Nee, ich habe eine Mirrorcraft...#h


----------



## allegoric (30. Juli 2013)

*AW: Wer hat ein Linder 445 Sportsman oder Marine 15Y ?*

Schöne Bilder!
Wie schaut es eigentlich mit der Wellentauglichkeit aus? Bis welcher Höhe kann man "sicher" fahren? Ich habe mir die Boote auch schon länger angeschaut und tendiere auch eines dieser oder ein Linder zu beleuchten .

Die hintere seitliche Sitzposition eignet sich nicht zum Steuern des AB's`? Weil du dir ein Sitz davor hingebastelt hast?


----------



## Meeresangler_Schwerin (30. Juli 2013)

*AW: Wer hat ein Linder 445 Sportsman oder Marine 15Y ?*

Also ich habe schon ganz schön viel Wind und hohe Wellen hinter mir auf der Ostsee. Angst hatte ich nie. Natürlich ist irgend wann schluß aber dann sollte man ja auch nicht mehr raus fahren. Gemessen habe ich dei Wellen nicht, wie auch aber war schon ganz schön.
Diese Sitzpostition habe ich gewählt weil ich so am besten und einfachsten auf meinem Bootssitz fahren und angeln kann. Wie es auf dem Seitenkasten ist kann ich nicht sagen weil ich das nie ausprobiert habe.

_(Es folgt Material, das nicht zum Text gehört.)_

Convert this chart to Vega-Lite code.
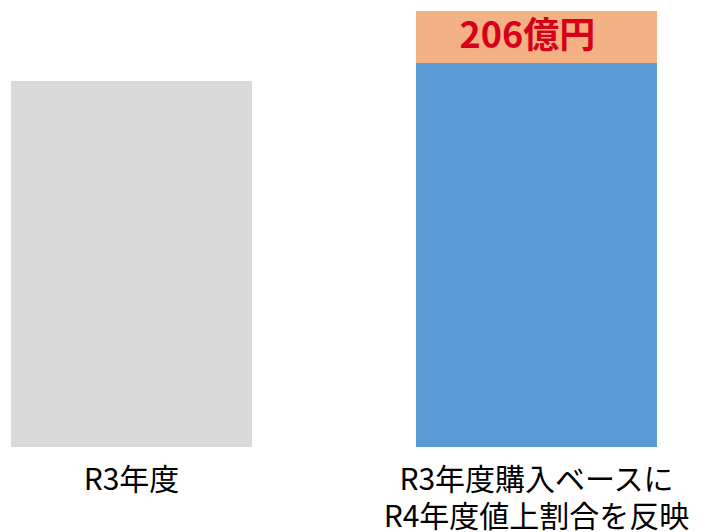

So wie ich es habe ist es eine für mich super Lösung.


----------



## Elbangler_70 (30. Juli 2013)

*AW: Wer hat ein Linder 445 Sportsman oder Marine 15Y ?*

Wie verhält es sich mit der Stabilität der Marine-Boote, da sie ja gegenüber den Linder Modellen eine  geringere Wandstärke aufweisen?


----------



## Bodensee89 (30. Juli 2013)

*AW: Wer hat ein Linder 445 Sportsman oder Marine 15Y ?*

Hätte auch noch ne Frage:


Bei den Marine Booten gibt es ja so eine "Strebe" von der mittleren Sitzbank zum Rumpf......

Stört diese in der Praxis ? 

Ich bilde mir ein das man dadurch viel Platz, z.B. zum ablegen der Angelruten verliert. 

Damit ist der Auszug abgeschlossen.